Le système de prise de risque est à l'avenant. Sur le papier, cet outil, qui permet de lier règles et narration, est séduisant. En pratique, les différents jetons de destin ne s’accompagnent que d'une vague description, sans aucun outil pour les exploiter au mieux, laissant le MJ complètement seul face au tirage des joueurs. Dommage.
Attaquons donc le côté univers, en commençant par les fiches encyclopédiques. Là encore, les intentions sont louables en proposant un vaste catalogue dans lequel le MJ pourra piocher selon ses envies. Un outil d'autant plus pratique que cette section est très bien structurée. En pratique, c'est surtout beaucoup de bruit pour rien. Ce chapitre s’épanche en généralités et en archétypes que n'importe qui aurait pu imaginer sans effort. L'intérêt est donc limité, sauf à vouloir orienter la partie plutôt côté slasher, qui reste le sous-genre le mieux représenté ici.
Quid alors de l'univers "officiel" de Within? Il s'agit d'une proposition pour mettre en musique ce vaste fout... orchestre. Je ne rentrerais pas dans le détail, pour la simple et bonne raison qu'il est hors sujet: il s'agit d'une vaste organisation dont chaque branche lutte avec les autres dans un jeu d'influences et de secrets qui relève d’un complotisme basique. Ce décalage avec le sujet prétendu du jeu (l'horreur) ne serait pas encore un gros problème, dès lors que l'on est préalablement prévenu, s'il n'était pas non plus en décalage avec les règles et la partie encyclopédie des horreurs décrites plus haut.

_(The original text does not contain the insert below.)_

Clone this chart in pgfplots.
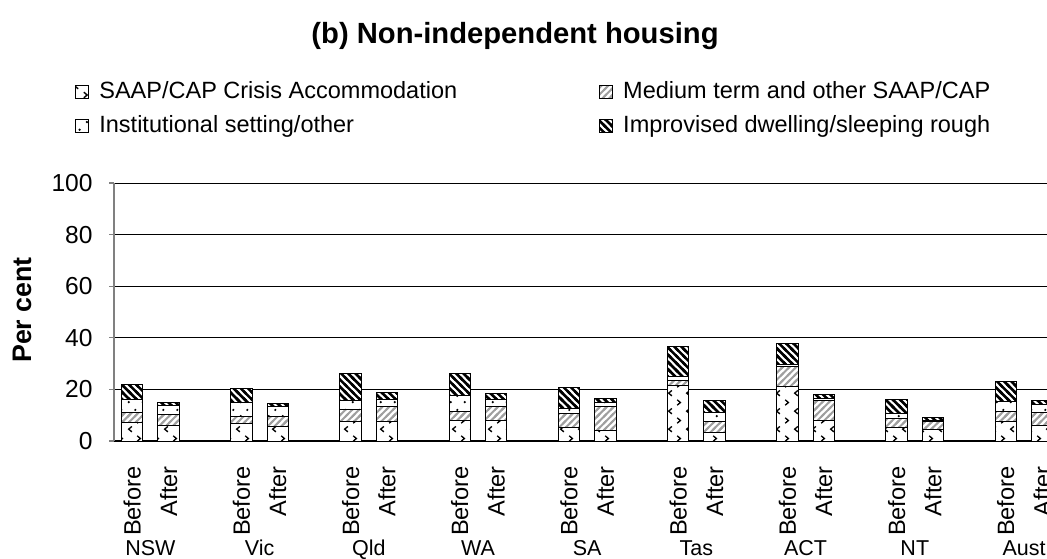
\documentclass[border=0pt]{standalone}
\usepackage{fontspec}
\setmainfont{Liberation Sans}
\usepackage{pgfplots}
\pgfplotsset{compat=1.18}
\usepackage{pgfplotstable}
\usetikzlibrary{patterns}

% small chevrons for the crisis series
\pgfdeclarepatternformonly{chevrons}{\pgfqpoint{0pt}{0pt}}{\pgfqpoint{9pt}{9pt}}{\pgfqpoint{9pt}{9pt}}{%
  \pgfsetlinewidth{0.7pt}%
  \pgfpathmoveto{\pgfqpoint{3.1pt}{0.6pt}}\pgfpathlineto{\pgfqpoint{1.4pt}{2.0pt}}\pgfpathlineto{\pgfqpoint{3.1pt}{3.4pt}}%
  \pgfpathmoveto{\pgfqpoint{5.9pt}{5.1pt}}\pgfpathlineto{\pgfqpoint{7.6pt}{6.5pt}}\pgfpathlineto{\pgfqpoint{5.9pt}{7.9pt}}%
  \pgfusepath{stroke}}
% sparse dots for the institutional series
\pgfdeclarepatternformonly{sparsedots}{\pgfqpoint{0pt}{0pt}}{\pgfqpoint{7pt}{7pt}}{\pgfqpoint{7pt}{7pt}}{%
  \pgfpathcircle{\pgfqpoint{1.5pt}{1.5pt}}{0.65pt}%
  \pgfpathcircle{\pgfqpoint{5pt}{4.8pt}}{0.65pt}%
  \pgfusepath{fill}}
% thin gray stripes /
\pgfdeclarepatternformonly{medlines}{\pgfqpoint{-1pt}{-1pt}}{\pgfqpoint{4.4pt}{4.4pt}}{\pgfqpoint{3.4pt}{3.4pt}}{%
  \pgfsetlinewidth{1pt}%
  \pgfpathmoveto{\pgfqpoint{-1pt}{-1pt}}\pgfpathlineto{\pgfqpoint{4.4pt}{4.4pt}}%
  \pgfusepath{stroke}}
% heavy black stripes \
\pgfdeclarepatternformonly{roughlines}{\pgfqpoint{-1pt}{-1pt}}{\pgfqpoint{4.6pt}{4.6pt}}{\pgfqpoint{3.6pt}{3.6pt}}{%
  \pgfsetlinewidth{1.3pt}%
  \pgfpathmoveto{\pgfqpoint{-1pt}{4.6pt}}\pgfpathlineto{\pgfqpoint{4.6pt}{-1pt}}%
  \pgfusepath{stroke}}

\pgfplotstableread{
x  crisis medium inst improv
0  7.0  4.0  5.0  5.8
1  6.0  4.2  3.5  1.4
3  6.9  2.6  5.5  5.3
4  5.6  3.8  3.8  1.2
6  7.7  4.5  3.5  10.4
7  7.6  5.7  2.7  2.7
9  7.8  3.6  6.3  8.3
10 7.8  5.6  2.8  2.2
12 5.1  5.5  2.1  7.9
13 4.2  9.2  1.4  1.8
15 21.5 1.9  1.5  11.8
16 3.2  4.5  3.5  4.6
18 21.3 7.4  0.8  8.1
19 7.9  7.9  0.8  1.5
21 5.4  3.5  1.8  5.5
22 4.5  2.9  0.4  1.3
24 7.4  4.1  4.0  7.6
25 6.2  4.9  3.1  1.5
}\housing

\begin{document}
\begin{tikzpicture}
\begin{axis}[
    scale only axis,
    width=491.4pt, height=129pt,
    xmin=-0.5, xmax=26.5,
    ymin=0, ymax=100,
    clip=false,
    ybar stacked,
    bar width=10.75pt,
    axis x line*=bottom,
    axis y line*=left,
    x axis line style={black, line width=0.6pt},
    y axis line style={gray, line width=0.8pt},
    ymajorgrids,
    grid style={black, line width=0.5pt},
    ytick={0,20,...,100},
    ytick style={gray, line width=0.6pt},
    tick align=outside,
    major tick length=2.5pt,
    xtick=data,
    xtick style={draw=none},
    xticklabels={Before,After,Before,After,Before,After,Before,After,Before,After,
                 Before,After,Before,After,Before,After,Before,After},
    xticklabel style={rotate=90, anchor=east, inner sep=0pt, xshift=-10pt,
                      font=\fontsize{11.8}{14}\selectfont},
    yticklabel style={anchor=east, inner sep=0pt, xshift=-8pt,
                      font=\fontsize{12.3}{14}\selectfont},
    /pgf/number format/assume math mode=true,
    ylabel={Per cent},
    ylabel style={at={(axis description cs:-0.0936,0.508)}, anchor=center,
                  font=\bfseries\fontsize{13.4}{16}\selectfont},
    legend columns=2,
    legend cell align=left,
    legend style={at={(axis description cs:-0.0397,1.41)}, anchor=north west,
                  draw=none, fill=none, inner sep=0pt, row sep=3pt,
                  font=\fontsize{11.75}{14}\selectfont,
                  /tikz/every odd column/.append style={column sep=3pt},
                  /tikz/every even column/.append style={column sep=69pt}},
    legend image code/.code={\draw[#1] (0pt,-3.2pt) rectangle (6.5pt,3.2pt);},
    every axis plot/.append style={draw=black, line width=0.5pt},
]
\addplot[fill=white, postaction={pattern=chevrons, pattern color=black}]
    table[x=x, y=crisis] {\housing};
\addlegendentry{SAAP/CAP Crisis Accommodation}
\addplot[fill=white, postaction={pattern=medlines, pattern color=gray!75}]
    table[x=x, y=medium] {\housing};
\addlegendentry{Medium term and other SAAP/CAP}
\addplot[fill=white, postaction={pattern=sparsedots, pattern color=black}]
    table[x=x, y=inst] {\housing};
\addlegendentry{Institutional setting/other}
\addplot[fill=white, postaction={pattern=roughlines, pattern color=black}]
    table[x=x, y=improv] {\housing};
\addlegendentry{Improvised dwelling/sleeping rough}

% state names centred under each pair
\node[anchor=base, font=\fontsize{10.75}{13}\selectfont] at (axis cs:0.5,0)  [yshift=-57pt] {NSW};
\node[anchor=base, font=\fontsize{10.75}{13}\selectfont] at (axis cs:3.5,0)  [yshift=-57pt] {Vic};
\node[anchor=base, font=\fontsize{10.75}{13}\selectfont] at (axis cs:6.5,0)  [yshift=-57pt] {Qld};
\node[anchor=base, font=\fontsize{10.75}{13}\selectfont] at (axis cs:9.5,0)  [yshift=-57pt] {WA};
\node[anchor=base, font=\fontsize{10.75}{13}\selectfont] at (axis cs:12.5,0) [yshift=-57pt] {SA};
\node[anchor=base, font=\fontsize{10.75}{13}\selectfont] at (axis cs:15.5,0) [yshift=-57pt] {Tas};
\node[anchor=base, font=\fontsize{10.75}{13}\selectfont] at (axis cs:18.5,0) [yshift=-57pt] {ACT};
\node[anchor=base, font=\fontsize{10.75}{13}\selectfont] at (axis cs:21.5,0) [yshift=-57pt] {NT};
\node[anchor=base, font=\fontsize{10.75}{13}\selectfont] at (axis cs:24.5,0) [yshift=-57pt] {Aust};
\end{axis}
\node[font=\bfseries\fontsize{14.6}{18}\selectfont] at (200.5pt,202.5pt)
    {(b) Non-independent housing};
\pgfresetboundingbox
\useasboundingbox (-57pt,-58.5pt) rectangle (466.5pt,220.5pt);
\end{tikzpicture}
\end{document}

Ce manque de cohérence se synthétise au final très bien dans la forme. La maquette sombre et sévère impose son ambiance, mais les auteurs ont adopté un curieux style d’écriture humoristique et potache qui tranche singulièrement avec les objectifs. Voilà qui mime assez bien la voie tracée au cinéma par les slashers, qui, ultra-codification oblige, sont condamnés depuis Scream à l'auto-parodie. Les slashers, le sous-genre le mieux géré par Within donc: CQFD.